A special BBC documentary presented by broadcaster Roger Cook (who exposed Palmer in a 1994 edition of The Cook Report entitled "The Laundry Man") revealed that since 1999, police had run an intelligence operation on Palmer from the RAF Spadeadam base in Cumbria. Palmer was under electronic surveillance by a secret police intelligence unit for 16 years until his assassination by a hitman in 2015, according to the special BBC television investigation. The Serious and Organised Crime Agency (Soca), now the National Crime Agency, had gathered intelligence on Palmer in an operation codenamed Alpine because of concerns of corruption in the Metropolitan police.

Palmer's two partners Christina Ketley and Saskia Mundinger, who both had children together with Palmer, demanded payouts from him in 2005 to keep them and their children in an appropriate manner.

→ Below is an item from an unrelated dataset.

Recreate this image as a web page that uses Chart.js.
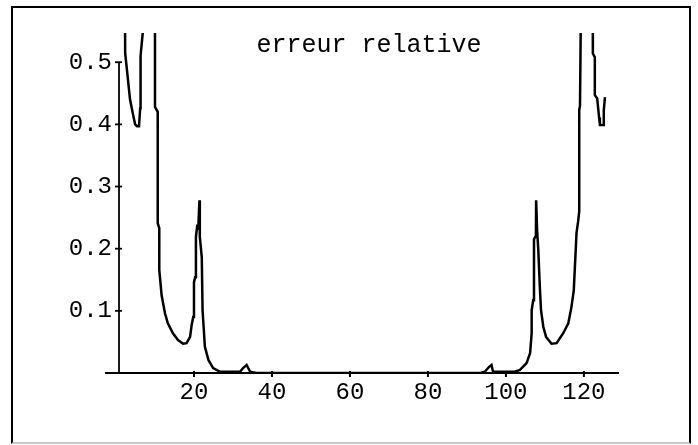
<!DOCTYPE html>
<html>
<head>
<meta charset="utf-8">
<script src="https://cdn.jsdelivr.net/npm/chart.js@4/dist/chart.umd.min.js"></script>
<style>
html,body{margin:0;padding:0;background:#fff;}
#wrap{position:relative;width:698px;height:445px;overflow:hidden;}
#frame{position:absolute;left:11px;top:6px;width:680px;height:438px;box-sizing:border-box;border:2px solid #000;border-bottom-color:#c8c8c8;pointer-events:none;}
canvas{position:absolute;left:0;top:0;}
</style>
</head>
<body>
<div id="wrap">
<canvas id="c" width="698" height="445"></canvas>
<div id="frame"></div>
</div>
<script>
// ---- data ----
const titleText = 'erreur relative';
const xTicks = [20, 40, 60, 80, 100, 120];
const yTicks = [0.1, 0.2, 0.3, 0.4, 0.5];
const yTickLabels = ['0.1', '0.2', '0.3', '0.4', '0.5'];

const xValues = [
  2.25, 2.35, 3.1, 3.6, 4.4, 4.9, 5.4, 5.9, 6.2, 6.3, 6.9, 7.0,
  10.0, 10.0, 10.7, 10.7, 11.1, 11.1, 11.7, 12.56, 13.3, 14.6, 15.9, 17.2, 18.1,
  19.0, 19.4, 19.8, 20.0, 20.3, 20.5, 20.8, 21.1, 21.4, 21.5, 22.0, 22.2, 22.8,
  23.7, 24.9, 26.7, 31.8, 32.6, 33.5, 34.4, 36.0,
  93.5, 94.6, 95.7, 96.3, 96.7, 102.3, 103.6, 105.3, 106.2, 106.6, 106.6, 107.0,
  107.2, 107.5, 107.7, 107.75, 108.0, 108.3, 108.7, 109.0, 109.6, 110.3, 111.7,
  113.0, 114.7, 116.0, 116.8, 117.4, 117.9, 118.1, 118.5, 118.8, 118.8, 119.0,
  119.4, 122.2, 122.3, 122.8, 122.8, 123.4, 123.9, 124.1, 124.9, 125.1, 125.4
];
const yValues = [
  0.70, 0.515, 0.47, 0.44, 0.415, 0.40, 0.397, 0.397, 0.426, 0.51, 0.55, 0.70,
  0.70, 0.428, 0.42, 0.241, 0.233, 0.166, 0.125, 0.096, 0.080, 0.064, 0.053, 0.047, 0.048,
  0.058, 0.077, 0.090, 0.146, 0.154, 0.219, 0.235, 0.233, 0.278, 0.219, 0.186, 0.101, 0.042,
  0.021, 0.008, 0.002, 0.002, 0.008, 0.013, 0.002, 0.0,
  0.0, 0.002, 0.010, 0.013, 0.002, 0.002, 0.005, 0.016, 0.032, 0.064, 0.101, 0.117,
  0.215, 0.219, 0.235, 0.278, 0.230, 0.198, 0.138, 0.101, 0.074, 0.058, 0.047,
  0.048, 0.064, 0.080, 0.106, 0.133, 0.198, 0.225, 0.243, 0.26, 0.423, 0.43,
  0.70, 0.70, 0.514, 0.508, 0.447, 0.442, 0.411, 0.399, 0.399, 0.423, 0.444
];

const points = xValues.map((x, i) => ({x: x, y: yValues[i]}));

const X_MIN = 0.77, X_MAX = 129, X_AXIS_FROM = -2.8;
const Y_MIN = 0, Y_MAX = 0.547;

const crossAxes = {
  id: 'crossAxes',
  afterDatasetsDraw(chart) {
    const {ctx, scales: {x, y}} = chart;
    const y0 = y.getPixelForValue(0);
    const xa = x.getPixelForValue(X_MIN);
    ctx.save();
    ctx.strokeStyle = '#000';
    ctx.lineWidth = 2;
    ctx.beginPath();
    ctx.moveTo(x.getPixelForValue(X_AXIS_FROM), y0);
    ctx.lineTo(x.getPixelForValue(X_MAX), y0);
    ctx.stroke();
    ctx.lineWidth = 1.8;
    ctx.beginPath();
    ctx.moveTo(xa, y0);
    ctx.lineTo(xa, y.getPixelForValue(yTicks[yTicks.length - 1]));
    ctx.stroke();
    ctx.lineWidth = 2;
    xTicks.forEach(v => {
      const px = x.getPixelForValue(v);
      ctx.beginPath(); ctx.moveTo(px, y0 - 2); ctx.lineTo(px, y0 + 4); ctx.stroke();
    });
    ctx.lineWidth = 1.8;
    yTicks.forEach(v => {
      const py = y.getPixelForValue(v);
      ctx.beginPath(); ctx.moveTo(xa - 4, py); ctx.lineTo(xa + 3, py); ctx.stroke();
    });
    ctx.restore();
  }
};

Chart.defaults.color = '#000';
Chart.defaults.font.family = "'Liberation Mono', 'DejaVu Sans Mono', monospace";

new Chart(document.getElementById('c'), {
  type: 'line',
  data: {
    datasets: [{
      label: titleText,
      data: points,
      borderColor: '#000',
      borderWidth: 2.5,
      pointRadius: 0,
      tension: 0,
      fill: false,
      clip: 0
    }]
  },
  options: {
    responsive: false,
    animation: false,
    events: [],
    layout: {padding: {left: 59, right: 79, top: 0, bottom: 22}},
    plugins: {
      legend: {display: false},
      tooltip: {enabled: false},
      title: {
        display: true,
        text: titleText,
        fullSize: false,
        color: '#000',
        font: {family: "'Liberation Mono', monospace", size: 25, weight: 'normal', lineHeight: 1.2},
        padding: {top: 30, bottom: -27}
      }
    },
    scales: {
      x: {
        type: 'linear',
        min: X_MIN,
        max: X_MAX,
        grid: {display: false, drawTicks: false, tickLength: 0},
        border: {display: false},
        afterBuildTicks: s => { s.ticks = xTicks.map(v => ({value: v})); },
        afterFit: s => { s.height = 50; },
        ticks: {
          autoSkip: false, maxRotation: 0, padding: 5,
          font: {size: 24},
          callback: v => String(v)
        }
      },
      y: {
        type: 'linear',
        min: Y_MIN,
        max: Y_MAX,
        grid: {display: false, drawTicks: false, tickLength: 0},
        border: {display: false},
        afterBuildTicks: s => { s.ticks = yTicks.map(v => ({value: v})); },
        afterFit: s => { s.width = 60; },
        ticks: {
          autoSkip: false, padding: 7,
          font: {size: 24},
          callback: (v) => { const i = yTicks.indexOf(v); return i >= 0 ? yTickLabels[i] : ''; }
        }
      }
    }
  },
  plugins: [crossAxes]
});
</script>
</body>
</html>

He also had two daughters with his wife Marnie.

On 4 February 2017, a 50-year-old man was questioned on suspicion of Palmer's murder. Police said they had questioned a man who was originally from Tyneside although currently living in southern Spain. The man was not arrested but volunteered to be interviewed at a police station in the UK. The force did not specify at which police station he was interviewed.

==In popular culture==
In the BBC drama series The Gold, Palmer is played by Tom Cullen.